Early morning, I rise, knowing it is time.
Before my tea has even steeped.
Before the sun has pulled itself from the mucky clouds of the east, and stretched across the sky to wake the world, including the daughter that slumbers beside me.
A hotel room far from home, in the wet world known as the Northwest, I consider moving deeper under the covers. Hiding from my own demanding self.
Life is a series of such struggles. The tide of my own resistance is higher and wider than Puget Sound’s.
My dreams, a jumbled confusion of lost love and found objects, float vaguely in the room. My unconscious and conscious drift together like marbled smoke.
Sleep rubbed from my eyes, I examine the murky darkness for a hint of inspiration.
I cannot consider the day ahead of me: Doctor’s appointments, long drives in wet traffic, a curbside, tearful, goodbye.
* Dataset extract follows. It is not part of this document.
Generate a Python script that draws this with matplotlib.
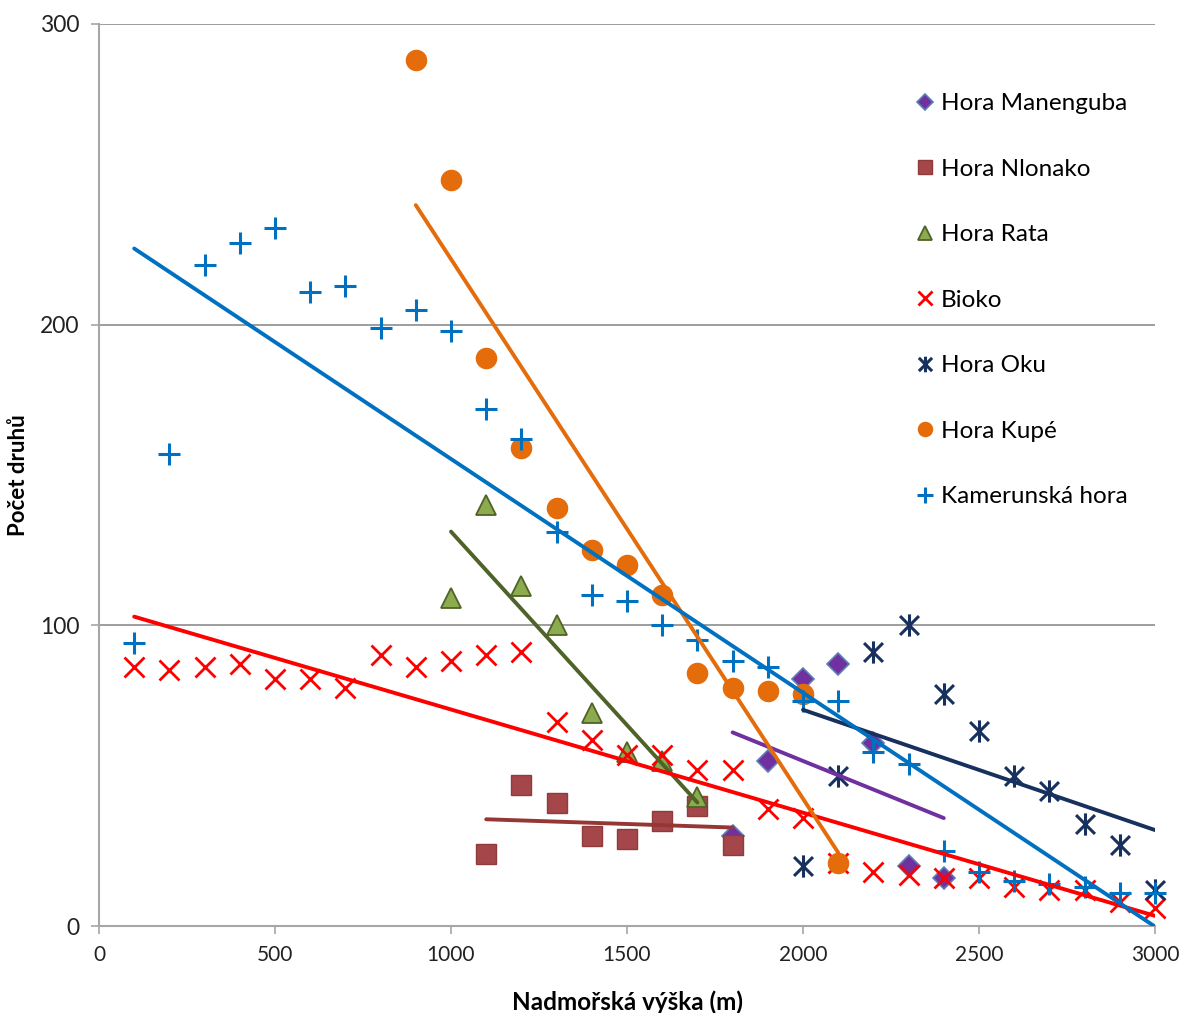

Rental car rudeness, stale air in the airport, the awkward airplane conversations. Another long drive in the rain, now dark. Some days are better not to consider ahead of time.
Don’t think. Begin.
Inhabit the advice of so many prolific writers, to put my gaze on a blank page in the morning, not on the world.
Summon my compadres from Squaw, who might be staring at their own blank page.
The few who post the sunrise pictures daily, to remind the world: They have arisen, and face the day with pen in hand.
Imagine the writers everywhere who are leaping into this day, with its many fictional possibilities, pushing back on life’s mundane demands like mud from a long wet land slide.
The poet who scribbles words on a napkin in a diner in Des Moines.
The novelist ripping out pages of that do not serve the plot. Grieving the scenes she eviscerates.
The journalist digging for a fresh take on a weary problem, for the image that will shake his readers’ complacency.
My daughter who produced fresh prose effortlessly, like breathing, before she collapsed here next to me. Whose feet are still tangled in the sheets next to mine.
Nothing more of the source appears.